É, portanto, uma incoerência homenagear Anisio mantendo as mesmas mazelas contra as quais ele literalmente deu a vida.

No momento em que não só não se asseguram mas se retiram condições adequadas à escola pública, homenagear Anisio Teixeira é uma contradição.

No momento em que se tolera o mergulho na mistura de modelos teóricos explicativos do aprender, está se afrontando Anisio, destronando-o, desperdiçando-o.

No momento em que desaparecem os órgãos de pesquisa educacional, tanto em nível federal como estadual, em que o INEP, por ele fundado e do qual foi diretor, nada mais tem feito do que avaliar, para constatar o óbvio, sem a ação positiva de pesquisa e formação para a eficácia escolar.

No momento em que vários órgãos estaduais de pesquisa educacional também necessitam e não têm substitutos, como perseguir a busca que Anisio abraçou como forma essencial de ensinar?

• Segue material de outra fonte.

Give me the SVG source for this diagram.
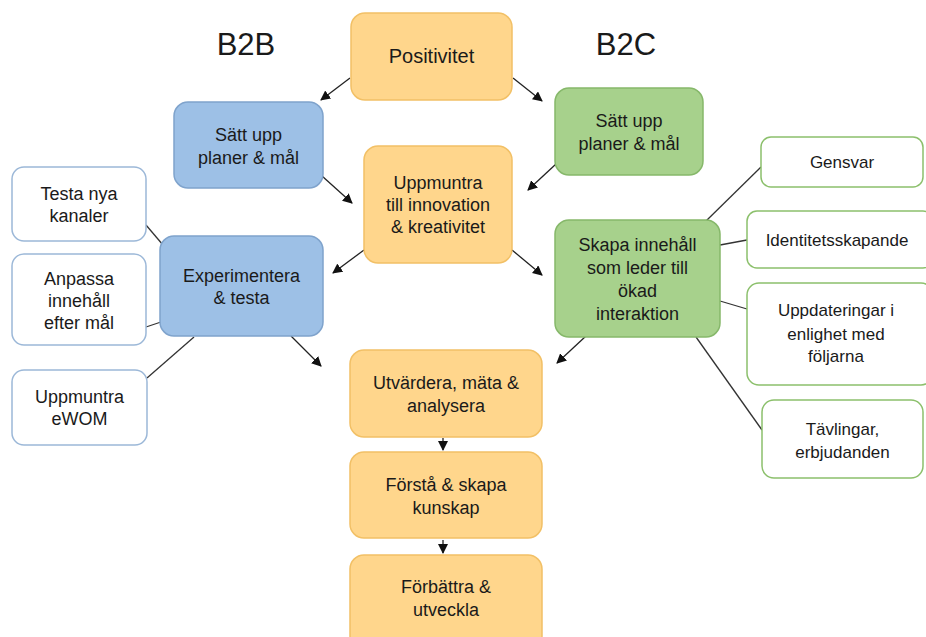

No momento em que as escolas públicas se empobrecem nitidamente nas suas possibilidades curriculares, mormente na área das atividades artísticas e culturais, sem vestígios do espírito das escolas-parque.

No momento em que as universidades públicas padecem do mais terrível desmonte, torna-se desconexo e disparatado homenagear Anisio Teixeira, uma vez que são também suas as seguintes palavras.

"Só existirá democracia no Brasil no dia em que se montar no país a máquina que prepare as democracias. Esta máquina é a da escola pública".

Queridos filhos de Anisio Teixeira, que nos honram com suas presenças nesta Sessão Solene, queridos amigos, admiradores e, provavelmente, poucos ainda críticos, as razões de muito trabalho no campo da educação pode se afirmar tranqüila e objetivamente, que são mais fortes ainda do que no tempo de Anisio. O que nos vale agora é que ele viveu como viveu, sereno, firme, lúcido e apaixonado.

Ele nos ensinou, com seu esforço, com suas denúncias, com suas realizações. Resta muitíssimo por fazer e vamos tentar faze-lo, inspirados em sua garra, em seu arrojado compromisso com a democracia e com a ciência. Anisio Teixeira permanece conosco, alimentando novas energias, sustentando nossos entusiasmos e aguçando nossas inteligências.

Que todos saibam dos nossos mais carinhosos agradecimentos por sua vida fecunda.